§ Data section

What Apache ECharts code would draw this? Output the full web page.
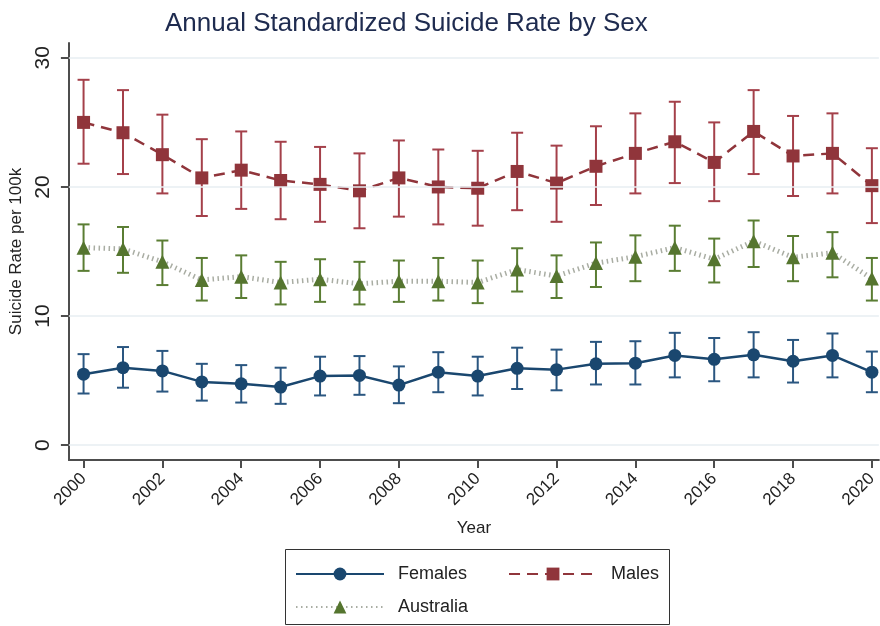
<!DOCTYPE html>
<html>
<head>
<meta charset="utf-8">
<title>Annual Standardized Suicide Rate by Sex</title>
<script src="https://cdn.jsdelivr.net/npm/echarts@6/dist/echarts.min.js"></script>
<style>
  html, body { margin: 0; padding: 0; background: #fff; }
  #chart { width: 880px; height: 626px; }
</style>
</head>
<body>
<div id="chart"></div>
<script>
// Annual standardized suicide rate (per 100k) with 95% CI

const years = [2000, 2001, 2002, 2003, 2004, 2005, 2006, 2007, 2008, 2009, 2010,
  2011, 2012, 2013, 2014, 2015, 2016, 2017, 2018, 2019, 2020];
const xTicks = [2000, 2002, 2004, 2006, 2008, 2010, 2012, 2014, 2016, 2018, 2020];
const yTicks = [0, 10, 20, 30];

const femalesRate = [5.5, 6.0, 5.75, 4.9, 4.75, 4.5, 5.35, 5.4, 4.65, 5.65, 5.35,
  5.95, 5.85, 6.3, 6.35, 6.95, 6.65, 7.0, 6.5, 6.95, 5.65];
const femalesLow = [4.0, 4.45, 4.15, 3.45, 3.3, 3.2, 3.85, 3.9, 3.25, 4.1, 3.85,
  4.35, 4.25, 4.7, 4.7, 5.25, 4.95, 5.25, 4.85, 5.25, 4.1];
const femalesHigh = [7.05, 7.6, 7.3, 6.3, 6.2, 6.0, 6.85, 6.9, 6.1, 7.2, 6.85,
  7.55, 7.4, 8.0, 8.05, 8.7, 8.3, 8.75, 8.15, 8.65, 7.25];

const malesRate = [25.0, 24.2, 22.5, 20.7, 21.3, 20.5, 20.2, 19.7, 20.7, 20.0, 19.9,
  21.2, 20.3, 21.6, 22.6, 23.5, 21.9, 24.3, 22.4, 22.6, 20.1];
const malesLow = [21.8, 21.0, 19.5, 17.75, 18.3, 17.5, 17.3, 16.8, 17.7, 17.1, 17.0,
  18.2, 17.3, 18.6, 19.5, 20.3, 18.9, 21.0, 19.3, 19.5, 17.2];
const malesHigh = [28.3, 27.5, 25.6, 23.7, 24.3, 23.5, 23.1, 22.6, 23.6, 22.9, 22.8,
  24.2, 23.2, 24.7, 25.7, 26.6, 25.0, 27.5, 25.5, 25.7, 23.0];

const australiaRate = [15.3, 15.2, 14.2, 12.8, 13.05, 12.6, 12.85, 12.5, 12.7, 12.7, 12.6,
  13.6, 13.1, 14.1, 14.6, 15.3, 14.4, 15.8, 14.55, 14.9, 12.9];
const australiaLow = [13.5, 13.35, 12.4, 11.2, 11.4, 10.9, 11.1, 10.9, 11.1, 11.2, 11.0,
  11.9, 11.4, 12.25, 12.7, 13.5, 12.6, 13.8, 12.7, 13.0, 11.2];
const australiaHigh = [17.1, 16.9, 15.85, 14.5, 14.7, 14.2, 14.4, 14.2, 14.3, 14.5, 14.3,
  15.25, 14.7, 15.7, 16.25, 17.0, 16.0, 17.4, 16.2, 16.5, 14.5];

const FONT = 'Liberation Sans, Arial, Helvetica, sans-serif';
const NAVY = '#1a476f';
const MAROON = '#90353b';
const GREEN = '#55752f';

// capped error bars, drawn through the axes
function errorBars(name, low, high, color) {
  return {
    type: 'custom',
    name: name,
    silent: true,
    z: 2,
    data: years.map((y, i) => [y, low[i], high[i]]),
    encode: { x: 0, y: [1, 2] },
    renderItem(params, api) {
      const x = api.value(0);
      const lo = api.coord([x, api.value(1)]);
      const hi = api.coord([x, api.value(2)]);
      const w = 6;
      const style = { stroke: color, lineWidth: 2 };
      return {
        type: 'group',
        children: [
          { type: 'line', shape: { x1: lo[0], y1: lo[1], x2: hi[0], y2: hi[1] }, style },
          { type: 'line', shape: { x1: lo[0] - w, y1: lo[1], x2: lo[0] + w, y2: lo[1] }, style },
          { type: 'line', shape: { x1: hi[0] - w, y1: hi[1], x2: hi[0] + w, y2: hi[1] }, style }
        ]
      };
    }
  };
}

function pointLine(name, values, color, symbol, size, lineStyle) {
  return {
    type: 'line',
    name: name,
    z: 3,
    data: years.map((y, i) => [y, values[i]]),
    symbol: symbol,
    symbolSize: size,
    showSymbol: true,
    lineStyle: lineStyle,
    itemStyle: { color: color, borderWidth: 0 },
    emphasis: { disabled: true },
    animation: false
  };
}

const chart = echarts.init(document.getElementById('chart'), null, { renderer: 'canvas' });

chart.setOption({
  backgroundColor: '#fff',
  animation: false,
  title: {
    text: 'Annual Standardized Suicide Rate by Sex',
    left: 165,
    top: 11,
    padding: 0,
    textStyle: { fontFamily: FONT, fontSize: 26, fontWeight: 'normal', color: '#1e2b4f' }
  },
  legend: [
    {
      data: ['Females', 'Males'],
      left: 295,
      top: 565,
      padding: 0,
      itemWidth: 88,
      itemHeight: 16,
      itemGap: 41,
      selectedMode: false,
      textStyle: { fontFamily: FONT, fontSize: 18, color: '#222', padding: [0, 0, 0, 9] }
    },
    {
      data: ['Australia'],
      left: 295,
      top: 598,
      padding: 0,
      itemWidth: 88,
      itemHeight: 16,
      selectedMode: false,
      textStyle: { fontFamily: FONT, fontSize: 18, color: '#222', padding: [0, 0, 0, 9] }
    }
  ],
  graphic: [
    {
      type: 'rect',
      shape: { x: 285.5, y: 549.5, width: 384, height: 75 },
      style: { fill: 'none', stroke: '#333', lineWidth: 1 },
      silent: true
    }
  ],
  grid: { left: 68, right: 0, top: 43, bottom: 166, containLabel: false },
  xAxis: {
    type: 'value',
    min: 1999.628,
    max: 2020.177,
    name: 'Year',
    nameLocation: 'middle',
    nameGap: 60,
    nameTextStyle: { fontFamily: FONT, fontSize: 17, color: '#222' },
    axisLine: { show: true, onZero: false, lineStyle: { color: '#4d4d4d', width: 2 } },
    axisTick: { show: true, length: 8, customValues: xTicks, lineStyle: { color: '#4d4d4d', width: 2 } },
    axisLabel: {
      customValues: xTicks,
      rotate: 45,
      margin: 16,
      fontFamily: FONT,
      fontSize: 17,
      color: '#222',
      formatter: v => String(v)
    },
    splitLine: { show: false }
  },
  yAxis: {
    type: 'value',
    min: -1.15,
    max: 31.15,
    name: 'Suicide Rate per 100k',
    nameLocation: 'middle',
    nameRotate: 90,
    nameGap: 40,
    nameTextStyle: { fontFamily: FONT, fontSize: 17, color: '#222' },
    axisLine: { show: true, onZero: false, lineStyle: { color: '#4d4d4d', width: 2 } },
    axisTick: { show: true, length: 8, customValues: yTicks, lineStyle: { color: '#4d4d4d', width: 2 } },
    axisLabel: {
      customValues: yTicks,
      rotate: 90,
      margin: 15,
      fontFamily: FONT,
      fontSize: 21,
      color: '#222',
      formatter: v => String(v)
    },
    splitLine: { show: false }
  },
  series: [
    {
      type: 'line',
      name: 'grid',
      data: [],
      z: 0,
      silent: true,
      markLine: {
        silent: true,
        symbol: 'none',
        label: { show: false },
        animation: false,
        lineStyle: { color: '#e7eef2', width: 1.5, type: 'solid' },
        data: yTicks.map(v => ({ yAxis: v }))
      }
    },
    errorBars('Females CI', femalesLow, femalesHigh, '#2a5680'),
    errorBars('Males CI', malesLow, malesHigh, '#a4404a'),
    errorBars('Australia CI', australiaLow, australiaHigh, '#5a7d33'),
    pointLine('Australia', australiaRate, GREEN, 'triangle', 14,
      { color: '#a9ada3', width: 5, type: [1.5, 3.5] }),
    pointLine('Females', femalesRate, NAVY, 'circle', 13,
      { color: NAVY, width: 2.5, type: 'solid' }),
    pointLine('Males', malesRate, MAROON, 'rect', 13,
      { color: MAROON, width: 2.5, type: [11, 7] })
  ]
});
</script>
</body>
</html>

§ What to work on
Return, unchanged, the lines from the first line of the material through the line that holds "// Annual standardized suicide rate (per 100k) with 95% CI", inclusive, omitting pictures.

§ The response
What Apache ECharts code would draw this? Output the full web page.
<!DOCTYPE html>
<html>
<head>
<meta charset="utf-8">
<title>Annual Standardized Suicide Rate by Sex</title>
<script src="https://cdn.jsdelivr.net/npm/echarts@6/dist/echarts.min.js"></script>
<style>
  html, body { margin: 0; padding: 0; background: #fff; }
  #chart { width: 880px; height: 626px; }
</style>
</head>
<body>
<div id="chart"></div>
<script>
// Annual standardized suicide rate (per 100k) with 95% CI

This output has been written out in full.